Without including the pictures, copy out every line below.

--- Begin Dataset content ---

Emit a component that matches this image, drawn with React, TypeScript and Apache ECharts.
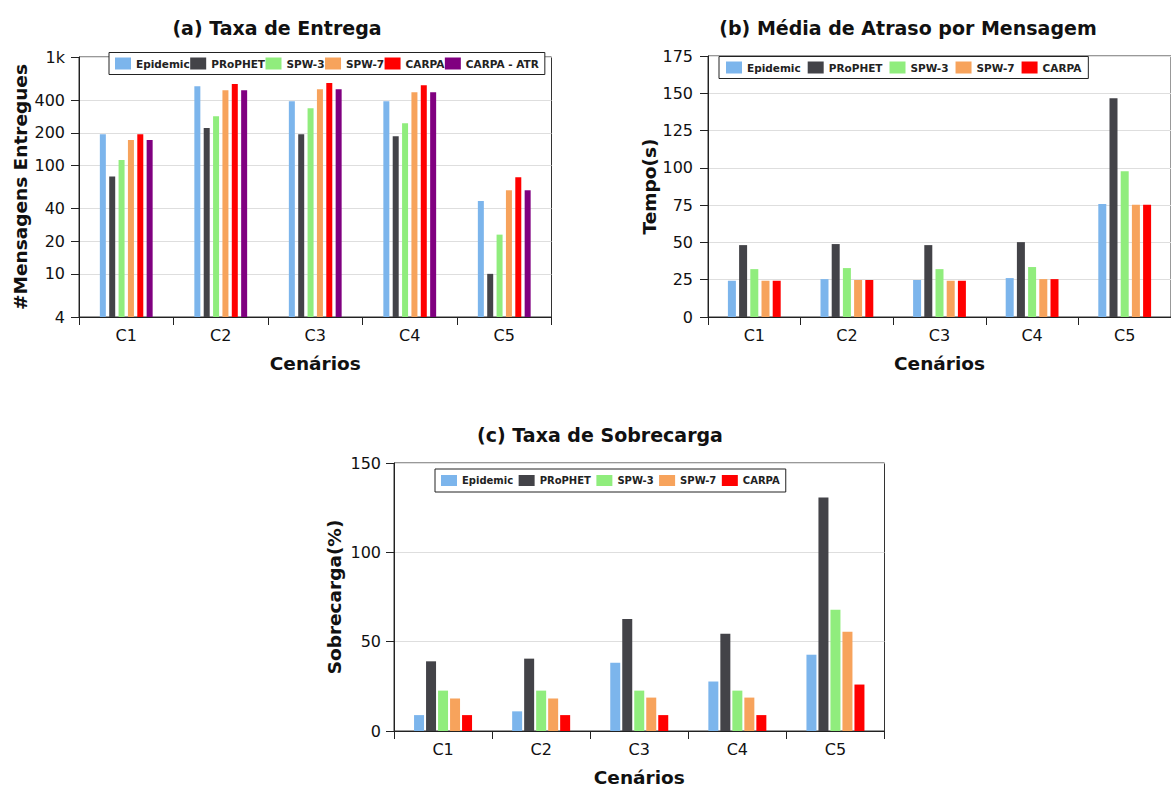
import React, { useEffect, useRef } from 'react';
import * as echarts from 'echarts';

const FONT = 'DejaVu Sans';

const categories = ['C1', 'C2', 'C3', 'C4', 'C5'];
const seriesNames = ['Epidemic', 'PRoPHET', 'SPW-3', 'SPW-7', 'CARPA', 'CARPA - ATR'];
const seriesColors = ['#7cb5ec', '#434348', '#90ed7d', '#f7a35c', '#ff0000', '#800080'];

// (a) Taxa de Entrega — messages delivered (log scale)
const deliveredEpidemic = [194, 537, 391, 391, 47];
const deliveredProphet = [79, 221, 194, 186, 10];
const deliveredSpw3 = [112, 284, 337, 245, 23];
const deliveredSpw7 = [172, 493, 504, 473, 59];
const deliveredCarpa = [194, 565, 577, 548, 78];
const deliveredCarpaAtr = [172, 493, 504, 473, 59];
const deliveryTicks = [4, 10, 20, 40, 100, 200, 400, 1000];
const deliveryTickLabels = ['4', '10', '20', '40', '100', '200', '400', '1k'];

// (b) Média de Atraso por Mensagem — seconds
const delayEpidemic = [24.3, 25.4, 24.8, 26.1, 75.7];
const delayProphet = [48.2, 48.9, 48.2, 50.2, 146.7];
const delaySpw3 = [32.1, 32.8, 32.1, 33.5, 97.8];
const delaySpw7 = [24.3, 24.8, 24.3, 25.4, 75.2];
const delayCarpa = [24.3, 24.8, 24.3, 25.4, 75.2];

// (c) Taxa de Sobrecarga — percent
const overheadEpidemic = [8.9, 11.0, 38.2, 27.7, 42.7];
const overheadProphet = [39.0, 40.5, 62.7, 54.4, 130.7];
const overheadSpw3 = [22.6, 22.6, 22.6, 22.6, 67.8];
const overheadSpw7 = [18.2, 18.2, 18.7, 18.7, 55.5];
const overheadCarpa = [8.9, 8.9, 8.9, 8.9, 26.0];

const titles = ['(a) Taxa de Entrega', '(b) Média de Atraso por Mensagem', '(c) Taxa de Sobrecarga'];
const yNames = ['#Mensagens Entregues', 'Tempo(s)', 'Sobrecarga(%)'];
const xName = 'Cenários';

const log10 = (v: number) => Math.log10(v);

export default function App() {
  const ref = useRef<HTMLDivElement>(null);

  useEffect(() => {
    if (!ref.current) return;
    const chart = echarts.init(ref.current, undefined, { renderer: 'svg' });

    const axisColor = '#222';
    const textColor = '#111';
    const gridLine = { lineStyle: { color: '#dedede', width: 1 } };

    const xAxisBase = (gridIndex: number) => ({
      type: 'category',
      gridIndex,
      data: categories,
      axisLine: { show: true, lineStyle: { color: axisColor, width: 1 } },
      axisTick: { show: true, length: 8, lineStyle: { color: axisColor } },
      axisLabel: { fontSize: 16, color: textColor, margin: 10, fontFamily: FONT },
      splitLine: { show: false },
      name: xName,
      nameLocation: 'middle',
      nameGap: 37,
      nameTextStyle: { fontSize: 18.5, fontWeight: 'bold', color: textColor, fontFamily: FONT },
    });

    const yAxisBase = (gridIndex: number, nameGap: number, margin: number) => ({
      type: 'value',
      gridIndex,
      name: yNames[gridIndex],
      nameLocation: 'middle',
      nameGap,
      nameRotate: 90,
      nameTextStyle: { fontSize: 18.5, fontWeight: 'bold', color: textColor, fontFamily: FONT },
      axisLine: { show: true, lineStyle: { color: axisColor, width: 1 } },
      axisTick: { show: true, length: 8, lineStyle: { color: axisColor } },
      axisLabel: { fontSize: 16, color: textColor, margin, fontFamily: FONT },
      splitLine: { show: true, ...gridLine },
    });

    const deliveryLogTicks = deliveryTicks.map(log10);

    const legendBase = (
      names: string[],
      left: number,
      top: number,
      fontSize: number,
      itemGap: number,
      padding: number[],
      itemHeight: number
    ) => ({
      data: names,
      left,
      top,
      orient: 'horizontal',
      icon: 'rect',
      itemWidth: 16,
      itemHeight,
      itemGap,
      padding,
      borderColor: '#222',
      borderWidth: 1,
      backgroundColor: '#fff',
      selectedMode: false,
      textStyle: { fontSize, fontWeight: 'bold', color: '#222', fontFamily: FONT },
    });

    const bar = (
      name: string,
      idx: number,
      data: number[],
      axisIndex: number,
      barWidth: number,
      barGap: string
    ) => ({
      type: 'bar',
      name,
      xAxisIndex: axisIndex,
      yAxisIndex: axisIndex,
      data,
      barWidth,
      barGap,
      itemStyle: { color: seriesColors[idx] },
      clip: true,
    });

    const aData = [deliveredEpidemic, deliveredProphet, deliveredSpw3, deliveredSpw7, deliveredCarpa, deliveredCarpaAtr];
    const bData = [delayEpidemic, delayProphet, delaySpw3, delaySpw7, delayCarpa];
    const cData = [overheadEpidemic, overheadProphet, overheadSpw3, overheadSpw7, overheadCarpa];

    const series: any[] = [];
    aData.forEach((d, i) => series.push(bar(seriesNames[i], i, d.map(log10), 0, 6, '56%')));
    bData.forEach((d, i) => series.push(bar(seriesNames[i], i, d, 1, 8, '40%')));
    cData.forEach((d, i) => series.push(bar(seriesNames[i], i, d, 2, 10, '20%')));

    const gridStyle = { show: true, borderColor: '#333', borderWidth: 1, backgroundColor: 'transparent' };

    const titleStyle = { fontSize: 19, fontWeight: 'bold', color: textColor, fontFamily: FONT };

    chart.setOption({
      animation: false,
      textStyle: { fontFamily: FONT },
      title: [
        { text: titles[0], left: 277, top: 18, textAlign: 'center', padding: 0, textStyle: titleStyle },
        { text: titles[1], left: 908, top: 18, textAlign: 'center', padding: 0, textStyle: titleStyle },
        { text: titles[2], left: 600, top: 425, textAlign: 'center', padding: 0, textStyle: titleStyle },
      ],
      legend: [
        legendBase(seriesNames, 109, 52.5, 10.5, 0.5, [5, 6, 5, 6], 12),
        legendBase(seriesNames.slice(0, 5), 719, 56.5, 10.5, 7, [5, 7, 5, 7], 12),
        legendBase(seriesNames.slice(0, 5), 435, 469, 10, 5.5, [6, 6, 6, 6], 11),
      ],
      grid: [
        { left: 79, top: 57, width: 472.5, height: 260, ...gridStyle },
        { left: 708, top: 56, width: 471.5, height: 261, ...gridStyle },
        { left: 394, top: 463, width: 490.5, height: 270, ...gridStyle },
      ],
      xAxis: [xAxisBase(0), xAxisBase(1), xAxisBase(2)],
      yAxis: [
        {
          ...yAxisBase(0, 49, 14),
          min: log10(4),
          max: 3,
          axisLabel: {
            fontSize: 16,
            color: textColor,
            margin: 14,
            fontFamily: FONT,
            customValues: deliveryLogTicks,
            formatter: (v: number) => {
              const i = deliveryLogTicks.findIndex((t) => Math.abs(t - v) < 1e-6);
              return i >= 0 ? deliveryTickLabels[i] : '';
            },
          },
          axisTick: { show: true, length: 8, lineStyle: { color: axisColor }, customValues: deliveryLogTicks },
        },
        { ...yAxisBase(1, 48, 15), min: 0, max: 175, interval: 25 },
        { ...yAxisBase(2, 50, 13), min: 0, max: 150, interval: 50 },
      ],
      series,
    });

    return () => chart.dispose();
  }, []);

  return (
    <div
      ref={ref}
      style={{ position: 'fixed', left: 0, top: 0, width: 1171, height: 788, background: '#fff' }}
    />
  );
}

--- End Dataset content ---

_The reply_:
Emit a component that matches this image, drawn with React, TypeScript and Apache ECharts.
import React, { useEffect, useRef } from 'react';
import * as echarts from 'echarts';

const FONT = 'DejaVu Sans';

const categories = ['C1', 'C2', 'C3', 'C4', 'C5'];
const seriesNames = ['Epidemic', 'PRoPHET', 'SPW-3', 'SPW-7', 'CARPA', 'CARPA - ATR'];
const seriesColors = ['#7cb5ec', '#434348', '#90ed7d', '#f7a35c', '#ff0000', '#800080'];

// (a) Taxa de Entrega — messages delivered (log scale)
const deliveredEpidemic = [194, 537, 391, 391, 47];
const deliveredProphet = [79, 221, 194, 186, 10];
const deliveredSpw3 = [112, 284, 337, 245, 23];
const deliveredSpw7 = [172, 493, 504, 473, 59];
const deliveredCarpa = [194, 565, 577, 548, 78];
const deliveredCarpaAtr = [172, 493, 504, 473, 59];
const deliveryTicks = [4, 10, 20, 40, 100, 200, 400, 1000];
const deliveryTickLabels = ['4', '10', '20', '40', '100', '200', '400', '1k'];

// (b) Média de Atraso por Mensagem — seconds
const delayEpidemic = [24.3, 25.4, 24.8, 26.1, 75.7];
const delayProphet = [48.2, 48.9, 48.2, 50.2, 146.7];
const delaySpw3 = [32.1, 32.8, 32.1, 33.5, 97.8];
const delaySpw7 = [24.3, 24.8, 24.3, 25.4, 75.2];
const delayCarpa = [24.3, 24.8, 24.3, 25.4, 75.2];

// (c) Taxa de Sobrecarga — percent
const overheadEpidemic = [8.9, 11.0, 38.2, 27.7, 42.7];
const overheadProphet = [39.0, 40.5, 62.7, 54.4, 130.7];
const overheadSpw3 = [22.6, 22.6, 22.6, 22.6, 67.8];
const overheadSpw7 = [18.2, 18.2, 18.7, 18.7, 55.5];
const overheadCarpa = [8.9, 8.9, 8.9, 8.9, 26.0];

const titles = ['(a) Taxa de Entrega', '(b) Média de Atraso por Mensagem', '(c) Taxa de Sobrecarga'];
const yNames = ['#Mensagens Entregues', 'Tempo(s)', 'Sobrecarga(%)'];
const xName = 'Cenários';

const log10 = (v: number) => Math.log10(v);

export default function App() {
  const ref = useRef<HTMLDivElement>(null);

  useEffect(() => {
    if (!ref.current) return;
    const chart = echarts.init(ref.current, undefined, { renderer: 'svg' });

    const axisColor = '#222';
    const textColor = '#111';
    const gridLine = { lineStyle: { color: '#dedede', width: 1 } };

    const xAxisBase = (gridIndex: number) => ({
      type: 'category',
      gridIndex,
      data: categories,
      axisLine: { show: true, lineStyle: { color: axisColor, width: 1 } },
      axisTick: { show: true, length: 8, lineStyle: { color: axisColor } },
      axisLabel: { fontSize: 16, color: textColor, margin: 10, fontFamily: FONT },
      splitLine: { show: false },
      name: xName,
      nameLocation: 'middle',
      nameGap: 37,
      nameTextStyle: { fontSize: 18.5, fontWeight: 'bold', color: textColor, fontFamily: FONT },
    });

    const yAxisBase = (gridIndex: number, nameGap: number, margin: number) => ({
      type: 'value',
      gridIndex,
      name: yNames[gridIndex],
      nameLocation: 'middle',
      nameGap,
      nameRotate: 90,
      nameTextStyle: { fontSize: 18.5, fontWeight: 'bold', color: textColor, fontFamily: FONT },
      axisLine: { show: true, lineStyle: { color: axisColor, width: 1 } },
      axisTick: { show: true, length: 8, lineStyle: { color: axisColor } },
      axisLabel: { fontSize: 16, color: textColor, margin, fontFamily: FONT },
      splitLine: { show: true, ...gridLine },
    });

    const deliveryLogTicks = deliveryTicks.map(log10);

    const legendBase = (
      names: string[],
      left: number,
      top: number,
      fontSize: number,
      itemGap: number,
      padding: number[],
      itemHeight: number
    ) => ({
      data: names,
      left,
      top,
      orient: 'horizontal',
      icon: 'rect',
      itemWidth: 16,
      itemHeight,
      itemGap,
      padding,
      borderColor: '#222',
      borderWidth: 1,
      backgroundColor: '#fff',
      selectedMode: false,
      textStyle: { fontSize, fontWeight: 'bold', color: '#222', fontFamily: FONT },
    });

    const bar = (
      name: string,
      idx: number,
      data: number[],
      axisIndex: number,
      barWidth: number,
      barGap: string
    ) => ({
      type: 'bar',
      name,
      xAxisIndex: axisIndex,
      yAxisIndex: axisIndex,
      data,
      barWidth,
      barGap,
      itemStyle: { color: seriesColors[idx] },
      clip: true,
    });

    const aData = [deliveredEpidemic, deliveredProphet, deliveredSpw3, deliveredSpw7, deliveredCarpa, deliveredCarpaAtr];
    const bData = [delayEpidemic, delayProphet, delaySpw3, delaySpw7, delayCarpa];
    const cData = [overheadEpidemic, overheadProphet, overheadSpw3, overheadSpw7, overheadCarpa];

    const series: any[] = [];
    aData.forEach((d, i) => series.push(bar(seriesNames[i], i, d.map(log10), 0, 6, '56%')));
    bData.forEach((d, i) => series.push(bar(seriesNames[i], i, d, 1, 8, '40%')));
    cData.forEach((d, i) => series.push(bar(seriesNames[i], i, d, 2, 10, '20%')));

    const gridStyle = { show: true, borderColor: '#333', borderWidth: 1, backgroundColor: 'transparent' };

    const titleStyle = { fontSize: 19, fontWeight: 'bold', color: textColor, fontFamily: FONT };

    chart.setOption({
      animation: false,
      textStyle: { fontFamily: FONT },
      title: [
        { text: titles[0], left: 277, top: 18, textAlign: 'center', padding: 0, textStyle: titleStyle },
        { text: titles[1], left: 908, top: 18, textAlign: 'center', padding: 0, textStyle: titleStyle },
        { text: titles[2], left: 600, top: 425, textAlign: 'center', padding: 0, textStyle: titleStyle },
      ],
      legend: [
        legendBase(seriesNames, 109, 52.5, 10.5, 0.5, [5, 6, 5, 6], 12),
        legendBase(seriesNames.slice(0, 5), 719, 56.5, 10.5, 7, [5, 7, 5, 7], 12),
        legendBase(seriesNames.slice(0, 5), 435, 469, 10, 5.5, [6, 6, 6, 6], 11),
      ],
      grid: [
        { left: 79, top: 57, width: 472.5, height: 260, ...gridStyle },
        { left: 708, top: 56, width: 471.5, height: 261, ...gridStyle },
        { left: 394, top: 463, width: 490.5, height: 270, ...gridStyle },
      ],
      xAxis: [xAxisBase(0), xAxisBase(1), xAxisBase(2)],
      yAxis: [
        {
          ...yAxisBase(0, 49, 14),
          min: log10(4),
          max: 3,
          axisLabel: {
            fontSize: 16,
            color: textColor,
            margin: 14,
            fontFamily: FONT,
            customValues: deliveryLogTicks,
            formatter: (v: number) => {
              const i = deliveryLogTicks.findIndex((t) => Math.abs(t - v) < 1e-6);
              return i >= 0 ? deliveryTickLabels[i] : '';
            },
          },
          axisTick: { show: true, length: 8, lineStyle: { color: axisColor }, customValues: deliveryLogTicks },
        },
        { ...yAxisBase(1, 48, 15), min: 0, max: 175, interval: 25 },
        { ...yAxisBase(2, 50, 13), min: 0, max: 150, interval: 50 },
      ],
      series,
    });

    return () => chart.dispose();
  }, []);

  return (
    <div
      ref={ref}
      style={{ position: 'fixed', left: 0, top: 0, width: 1171, height: 788, background: '#fff' }}
    />
  );
}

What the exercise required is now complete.